I'm was writing some MIPS code for college, to see how functions within functions work, and everything worked fine at first. I'm using the WinMIP64 simulator.
Then, after I turned BTB on, everything was breaking (it got stuck in an infinite loop in the second function).
I was going crazy until realized it was because of BTB (there was a b in one of the functions and I wanted to reduce some of the Branch Taken Stalls that appeared as a result). When I switched it off, everything worked fine again.
I include some of the code below.
.data
tabla: .byte 1,4,5
res: .space 3
cont: .word 3
num: .word 0
.text
daddi $a0, $0, tabla # offset element table
daddi $a1, $0, res # offset results table
lb $a2, cont($0) # $a2 = 3 (array size)
daddi $sp, $0, 0x400 # $sp = 0x400
jal dobles # $ra = 0x14
sd $v1, num($0) # offset element count
halt
dobles: #first function
daddi $sp, $sp, -8 # make space in stack $sp = 0x3f8
sd $ra, 0($sp) # 0x3f8 = $ra (0x14)
loop:
lb $s0, 0($a0) # saving element from table in $s0
daddi $a0, $a0, 1 # add 1 byte displacement to $a0
daddi $sp, $sp, -8 # $sp = 0x3f0
sd $s0, 0($sp) # 0x3f0 = tabla element
jal multi # $ra = 0x38
sb $v0, 0($a1) # saving result to res
daddi $a1, $a1, 1 # displacement + 1 byte
daddi $a2, $a2, -1 # counter -1
bnez $a2, loop # loop till counter is 0
ld $ra, 0($sp) # load $ra from stack
daddi $sp, $sp, 8
jr $ra
multi: # second function
ld $t0, 0($sp) # load element from stack
daddi $sp, $sp, 8
daddi $v1, $v1, 1 # count numer of elements
dadd $v0, $t0, $t0 # element * 2
jr $ra
Why does this happen? Does the call to a function have some sort of effect on the buffer (I thought it was just for branches)? Is it possible to have calls to functions within functions and not have problems if I have the BTB on? What do I need to change if I want to use BTB and function calls within functions?
This was not covered in our program, so I am asking here.
BTB is a branch-prediction structure. It has zero effect on correctness, only performance. It's not architecturally visible.
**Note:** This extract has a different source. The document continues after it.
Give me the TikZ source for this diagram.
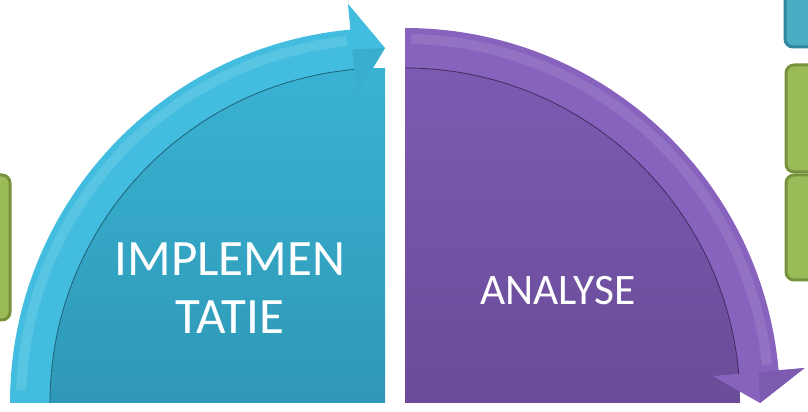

My guess was the same a Jester's: you actually (also?) enabled the architectural branch delay slot: the instruction after a bXX
or j/jXX
instruction runs whether or not the branch is taken, hiding branch latency on early MIPS (short in-order pipeline, not superscalar).
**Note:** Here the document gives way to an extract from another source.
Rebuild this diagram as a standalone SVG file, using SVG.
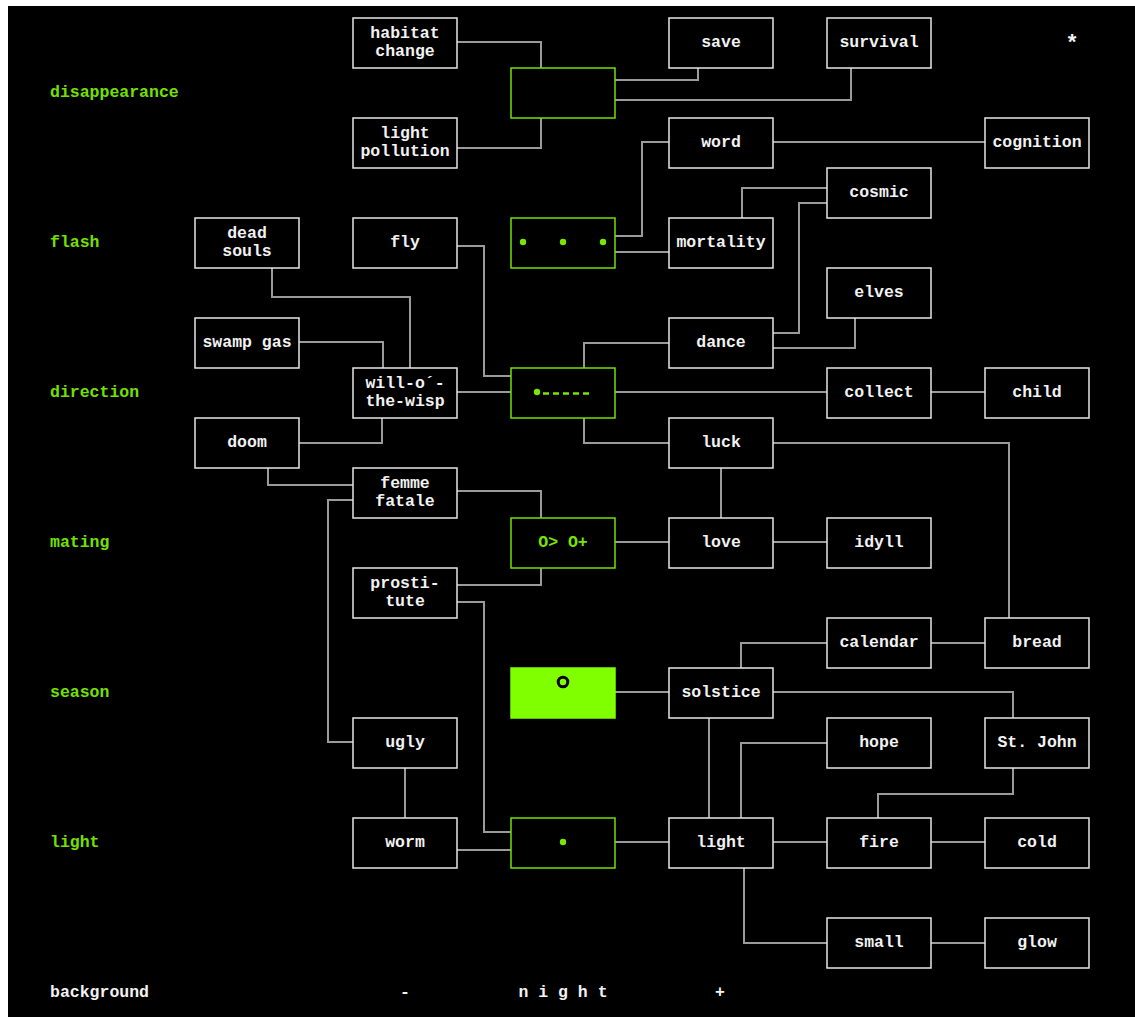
<svg xmlns="http://www.w3.org/2000/svg" width="1135" height="1017" viewBox="0 0 1135 1017">
<style>
.bg{fill:#000}
.n rect{fill:#000;stroke:#e6e6e6;stroke-width:1.5}
.g rect{fill:#000;stroke:#74e000;stroke-width:1.5}
.gf rect{fill:#7fff00;stroke:#7fff00;stroke-width:1.5}
text{font-family:"Liberation Mono","Courier New",monospace;font-weight:bold;font-size:16.5px;text-anchor:middle}
.n text{fill:#f2f2f2}
.g text{fill:#78e600}
.lab{fill:#74e000;text-anchor:start}
.wl{fill:#f2f2f2}
#connectors path{fill:none;stroke:#9a9a9a;stroke-width:2}
</style>
<rect x="0" y="0" width="1135" height="1017" fill="#fff"/>
<rect class="bg" x="8" y="6" width="1127" height="1011"/>

<g id="connectors">
<path d="M457 42H541V68"/>
<path d="M457 148H541V118"/>
<path d="M615 80H698V68"/>
<path d="M615 100H851V68"/>
<path d="M773 142H985"/>
<path d="M615 236H642V142H669"/>
<path d="M615 252H669"/>
<path d="M742 218V188H827"/>
<path d="M827 203H799V333H773"/>
<path d="M855 318V348H773"/>
<path d="M669 343H584V368"/>
<path d="M457 246H484V376H511"/>
<path d="M457 392H511"/>
<path d="M615 392H827"/>
<path d="M931 392H985"/>
<path d="M584 418V443H669"/>
<path d="M773 443H1009V618"/>
<path d="M721 468V518"/>
<path d="M272 268V297H410V368"/>
<path d="M299 342H383V368"/>
<path d="M299 443H382V418"/>
<path d="M268 468V485H353"/>
<path d="M457 491H541V518"/>
<path d="M457 585H541V568"/>
<path d="M615 542H669"/>
<path d="M773 542H827"/>
<path d="M353 500H328V742H353"/>
<path d="M457 602H484V832H511"/>
<path d="M405 768V818"/>
<path d="M457 850H511"/>
<path d="M615 842H669"/>
<path d="M615 692H669"/>
<path d="M741 668V643H827"/>
<path d="M931 643H985"/>
<path d="M773 692H1013V718"/>
<path d="M709 718V818"/>
<path d="M741 818V743H827"/>
<path d="M1013 768V794H878V818"/>
<path d="M773 842H827"/>
<path d="M931 842H985"/>
<path d="M744 868V943H827"/>
<path d="M931 943H985"/>
</g>

<g id="labels">
<text class="lab" x="50" y="97">disappearance</text>
<text class="lab" x="50" y="247">flash</text>
<text class="lab" x="50" y="397">direction</text>
<text class="lab" x="50" y="547">mating</text>
<text class="lab" x="50" y="697">season</text>
<text class="lab" x="50" y="847">light</text>
<text class="wl" x="50" y="997" style="text-anchor:start">background</text>
<text class="wl" x="405" y="997">-</text>
<text class="wl" x="563" y="997">n i g h t</text>
<text class="wl" x="720" y="997">+</text>
<text class="wl" x="1072" y="50" style="font-size:22px">*</text>
</g>

<g id="habitat-change" class="n"><rect x="353" y="18" width="104" height="50"/><text x="405" y="38">habitat</text><text x="405" y="56">change</text></g>
<g id="light-pollution" class="n"><rect x="353" y="118" width="104" height="50"/><text x="405" y="138">light</text><text x="405" y="156">pollution</text></g>
<g id="disappearance-box" class="g"><rect x="511" y="68" width="104" height="50"/></g>
<g id="save" class="n"><rect x="669" y="18" width="104" height="50"/><text x="721" y="47">save</text></g>
<g id="survival" class="n"><rect x="827" y="18" width="104" height="50"/><text x="879" y="47">survival</text></g>
<g id="word" class="n"><rect x="669" y="118" width="104" height="50"/><text x="721" y="147">word</text></g>
<g id="cognition" class="n"><rect x="985" y="118" width="104" height="50"/><text x="1037" y="147">cognition</text></g>
<g id="cosmic" class="n"><rect x="827" y="168" width="104" height="50"/><text x="879" y="197">cosmic</text></g>
<g id="dead-souls" class="n"><rect x="195" y="218" width="104" height="50"/><text x="247" y="238">dead</text><text x="247" y="256">souls</text></g>
<g id="fly" class="n"><rect x="353" y="218" width="104" height="50"/><text x="405" y="247">fly</text></g>
<g id="flash-box" class="g"><rect x="511" y="218" width="104" height="50"/><circle cx="523" cy="242" r="3.2" fill="#78e600"/><circle cx="563" cy="242" r="3.2" fill="#78e600"/><circle cx="603" cy="242" r="3.2" fill="#78e600"/></g>
<g id="mortality" class="n"><rect x="669" y="218" width="104" height="50"/><text x="721" y="247">mortality</text></g>
<g id="elves" class="n"><rect x="827" y="268" width="104" height="50"/><text x="879" y="297">elves</text></g>
<g id="swamp-gas" class="n"><rect x="195" y="318" width="104" height="50"/><text x="247" y="347">swamp gas</text></g>
<g id="dance" class="n"><rect x="669" y="318" width="104" height="50"/><text x="721" y="347">dance</text></g>
<g id="will-o-the-wisp" class="n"><rect x="353" y="368" width="104" height="50"/><text x="405" y="388">will-o´-</text><text x="405" y="406">the-wisp</text></g>
<g id="direction-box" class="g"><rect x="511" y="368" width="104" height="50"/><circle cx="537" cy="392" r="3.2" fill="#78e600"/><path d="M543 393.5H591" stroke="#78e600" stroke-width="2.5" stroke-dasharray="6 4"/></g>
<g id="collect" class="n"><rect x="827" y="368" width="104" height="50"/><text x="879" y="397">collect</text></g>
<g id="child" class="n"><rect x="985" y="368" width="104" height="50"/><text x="1037" y="397">child</text></g>
<g id="doom" class="n"><rect x="195" y="418" width="104" height="50"/><text x="247" y="447">doom</text></g>
<g id="luck" class="n"><rect x="669" y="418" width="104" height="50"/><text x="721" y="447">luck</text></g>
<g id="femme-fatale" class="n"><rect x="353" y="468" width="104" height="50"/><text x="405" y="488">femme</text><text x="405" y="506">fatale</text></g>
<g id="mating-box" class="g"><rect x="511" y="518" width="104" height="50"/><text x="563" y="547">O&gt; O+</text></g>
<g id="love" class="n"><rect x="669" y="518" width="104" height="50"/><text x="721" y="547">love</text></g>
<g id="idyll" class="n"><rect x="827" y="518" width="104" height="50"/><text x="879" y="547">idyll</text></g>
<g id="prostitute" class="n"><rect x="353" y="568" width="104" height="50"/><text x="405" y="588">prosti-</text><text x="405" y="606">tute</text></g>
<g id="calendar" class="n"><rect x="827" y="618" width="104" height="50"/><text x="879" y="647">calendar</text></g>
<g id="bread" class="n"><rect x="985" y="618" width="104" height="50"/><text x="1037" y="647">bread</text></g>
<g id="season-box" class="gf"><rect x="511" y="668" width="104" height="50"/><circle cx="563" cy="682" r="4.8" fill="none" stroke="#000" stroke-width="3"/></g>
<g id="solstice" class="n"><rect x="669" y="668" width="104" height="50"/><text x="721" y="697">solstice</text></g>
<g id="ugly" class="n"><rect x="353" y="718" width="104" height="50"/><text x="405" y="747">ugly</text></g>
<g id="hope" class="n"><rect x="827" y="718" width="104" height="50"/><text x="879" y="747">hope</text></g>
<g id="st-john" class="n"><rect x="985" y="718" width="104" height="50"/><text x="1037" y="747">St. John</text></g>
<g id="worm" class="n"><rect x="353" y="818" width="104" height="50"/><text x="405" y="847">worm</text></g>
<g id="light-box" class="g"><rect x="511" y="818" width="104" height="50"/><circle cx="563" cy="842" r="3.2" fill="#78e600"/></g>
<g id="light" class="n"><rect x="669" y="818" width="104" height="50"/><text x="721" y="847">light</text></g>
<g id="fire" class="n"><rect x="827" y="818" width="104" height="50"/><text x="879" y="847">fire</text></g>
<g id="cold" class="n"><rect x="985" y="818" width="104" height="50"/><text x="1037" y="847">cold</text></g>
<g id="small" class="n"><rect x="827" y="918" width="104" height="50"/><text x="879" y="947">small</text></g>
<g id="glow" class="n"><rect x="985" y="918" width="104" height="50"/><text x="1037" y="947">glow</text></g>
</svg>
But actually I don't see anything in your code that would break with or without a branch-delay slot. Jester tested and found that jal multi
sets $ra
to multi
on the second execution; that's an emulator bug. No correct execution of your code can set $ra
that way, with or without branch-delay slots.
According to the WinMIPS64 page
A delay slot can be implemented if desired. With V1.30 a simple branch-target-buffer can also be simulated. A << in the code window beside a jump or branch instruction indicates that it is predicted as being taken.
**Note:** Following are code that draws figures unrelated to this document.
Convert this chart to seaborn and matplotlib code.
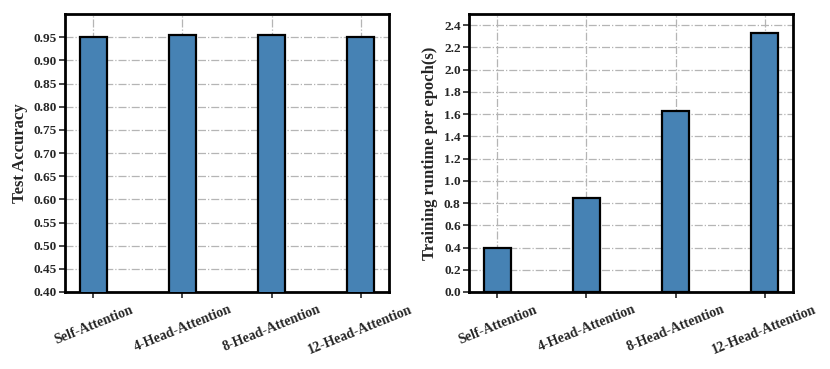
import numpy as np
import pandas as pd
import seaborn as sns
import matplotlib.pyplot as plt

sns.set_style("white")
plt.rcParams['font.family'] = ['Liberation Serif', 'DejaVu Serif']
plt.rcParams['font.weight'] = 'bold'

models = ['Self-Attention', '4-Head-Attention', '8-Head-Attention', '12-Head-Attention']
accuracy = [0.951, 0.955, 0.955, 0.951]
runtime = [0.40, 0.845, 1.63, 2.325]

df = pd.DataFrame({'model': models, 'acc': accuracy, 'time': runtime})

fig = plt.figure(figsize=(8.3, 3.69), dpi=100)
ax1 = fig.add_axes([65 / 830, 77 / 369, 324 / 830, 278 / 369])
ax2 = fig.add_axes([469 / 830, 77 / 369, 324 / 830, 278 / 369])

for ax, key, ylabel, ylim, ticks in (
        (ax1, 'acc', 'Test Accuracy', (0.4, 1.0), np.arange(0.40, 0.96, 0.05)),
        (ax2, 'time', 'Training runtime per epoch(s)', (0.0, 2.5), np.arange(0.0, 2.41, 0.2))):
    sns.barplot(data=df, x='model', y=key, color='#4682b4', saturation=1,
                width=0.3, edgecolor='black', linewidth=1.6, ax=ax, zorder=3)
    ax.set_ylim(*ylim)
    ax.set_xlim(-0.32, 3.32)
    ax.set_yticks(ticks)
    if key == 'acc':
        ax.set_yticklabels([f'{t:.2f}' for t in ticks])
    else:
        ax.set_yticklabels([f'{t:.1f}' for t in ticks])
    ax.grid(True, linestyle='-.', color='#b5b5b5', linewidth=0.9, zorder=0)
    ax.set_axisbelow(True)
    for sp in ax.spines.values():
        sp.set_linewidth(2.0)
        sp.set_color('black')
    ax.tick_params(axis='both', direction='out', length=4, width=1.2,
                   labelsize=9.5, pad=2, bottom=True, left=True)
    ax.tick_params(axis='x', labelsize=10, pad=4)
    ax.set_xlabel('')
    ax.set_ylabel(ylabel, fontsize=12, fontweight='bold', labelpad=4)
    for lab in ax.get_xticklabels():
        lab.set_rotation(22)
        lab.set_ha('center')
        lab.set_fontweight('bold')
    for lab in ax.get_yticklabels():
        lab.set_fontweight('bold')

plt.savefig('out.png', dpi=100)
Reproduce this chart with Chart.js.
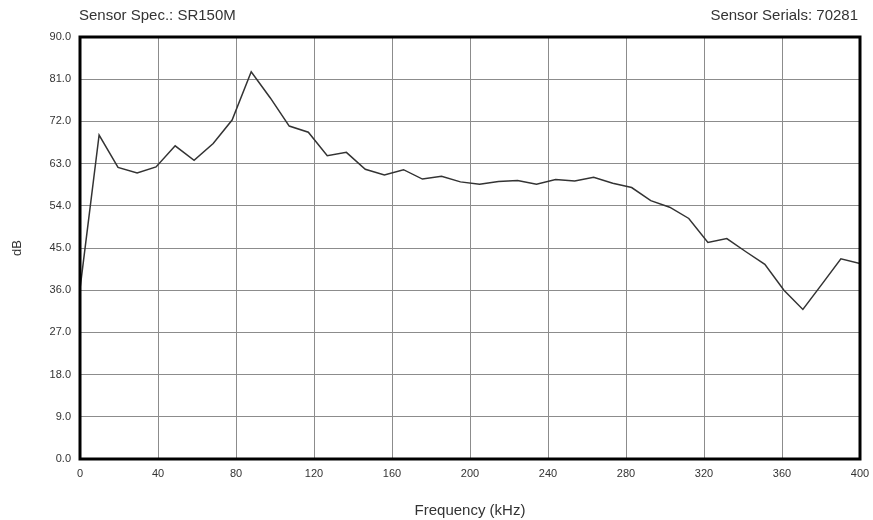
<!DOCTYPE html>
<html>
<head>
<meta charset="utf-8">
<script src="https://cdn.jsdelivr.net/npm/chart.js@4"></script>
<style>
  html, body { margin: 0; padding: 0; background: #fff; }
  #wrap { width: 873px; height: 520px; }
</style>
</head>
<body>
<div id="wrap"><canvas id="sensorChart" width="873" height="520"></canvas></div>
<script>
// frequency (kHz) of each sample
const freqs = [0, 9.8, 19.5, 29.3, 39.0, 48.8, 58.5, 68.3, 78.0, 87.8,
  97.6, 107.3, 117.1, 126.8, 136.6, 146.3, 156.1, 165.9, 175.6, 185.4,
  195.1, 204.9, 214.6, 224.4, 234.1, 243.9, 253.7, 263.4, 273.2, 282.9,
  292.7, 302.4, 312.2, 322.0, 331.7, 341.5, 351.2, 361.0, 370.7, 380.5,
  390.2, 400];
// response in dB
const dbValues = [36.3, 69.1, 62.2, 61.0, 62.3, 66.8, 63.7, 67.3, 72.3, 82.6,
  77.0, 71.0, 69.7, 64.7, 65.4, 61.8, 60.6, 61.7, 59.7, 60.3,
  59.1, 58.6, 59.2, 59.4, 58.6, 59.6, 59.3, 60.1, 58.8, 57.9,
  55.1, 53.7, 51.3, 46.2, 47.0, 44.2, 41.5, 36.0, 31.9, 37.3,
  42.7, 41.7];

const sensorSpec = 'Sensor Spec.: SR150M';
const sensorSerials = 'Sensor Serials: 70281';

const FONT = '"Liberation Sans", Arial, sans-serif';
const TEXT_COLOR = '#333';

// thick black frame round the plot + the two header labels
const framePlugin = {
  id: 'frame',
  afterDraw(chart) {
    const { ctx, chartArea: a } = chart;
    ctx.save();
    ctx.strokeStyle = '#000';
    ctx.lineWidth = 3;
    ctx.strokeRect(a.left, a.top, a.right - a.left, a.bottom - a.top);

    ctx.fillStyle = TEXT_COLOR;
    ctx.font = '15px ' + FONT;
    ctx.textBaseline = 'alphabetic';
    ctx.textAlign = 'left';
    ctx.fillText(sensorSpec, a.left - 1, 20);
    ctx.textAlign = 'right';
    ctx.fillText(sensorSerials, a.right - 2, 20);
    ctx.restore();
  }
};

const points = freqs.map((f, i) => ({ x: f, y: dbValues[i] }));

const ctx = document.querySelector('#sensorChart').getContext('2d');
new Chart(ctx, {
  type: 'line',
  data: {
    datasets: [{
      data: points,
      borderColor: '#333',
      borderWidth: 1.5,
      pointRadius: 0,
      tension: 0,
      fill: false
    }]
  },
  options: {
    responsive: false,
    animation: false,
    layout: { padding: { top: 37, right: 13, bottom: 0, left: 0 } },
    plugins: {
      legend: { display: false },
      tooltip: { enabled: false }
    },
    scales: {
      x: {
        type: 'linear',
        min: 0,
        max: 400,
        ticks: {
          stepSize: 40,
          padding: 8,
          color: TEXT_COLOR,
          font: { family: FONT, size: 11 }
        },
        grid: { color: '#8c8c8c', lineWidth: 1, drawTicks: false },
        border: { display: false },
        title: {
          display: true,
          text: 'Frequency (kHz)',
          color: TEXT_COLOR,
          font: { family: FONT, size: 15 },
          padding: { top: 14, bottom: 0 }
        },
        afterFit(scale) {
          scale.height = 61;
          // let the "400" label hang into the right padding
          scale.paddingRight = 0;
        }
      },
      y: {
        min: 0,
        max: 90,
        ticks: {
          stepSize: 9,
          padding: 9,
          color: TEXT_COLOR,
          font: { family: FONT, size: 11 },
          callback: v => v.toFixed(1)
        },
        grid: { color: '#8c8c8c', lineWidth: 1, drawTicks: false },
        border: { display: false },
        title: {
          display: true,
          text: 'dB',
          color: TEXT_COLOR,
          font: { family: FONT, size: 13 },
          padding: { top: 10, bottom: 0 }
        },
        afterFit(scale) { scale.width = 80; }
      }
    }
  },
  plugins: [framePlugin]
});
</script>
</body>
</html>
Perhaps the GUI ties together the BTB and delay-slot options?
As always, single-step your code in the debugger to see how it executes.
If you're sure that WinMIP64 is simulating with BTB but without branch-delay slots, then possibly you've found a bug in WinMIP64 itself. Since the BTB (and branch prediction in general) is not architecturally visible1, you code must run the same with or without it.
(Unless you did something that the MIPS ISA allows to cause "unpredictable behaviour", like putting two branches back to back, or modifying the inputs of a mult
instruction within a couple instructions after executing it. Or for classic MIPS I, using the result of a load too early, in the load delay slot.)
Footnote 1: outside of Spectre: using a side channel to make microarchitectural state architecturally visible.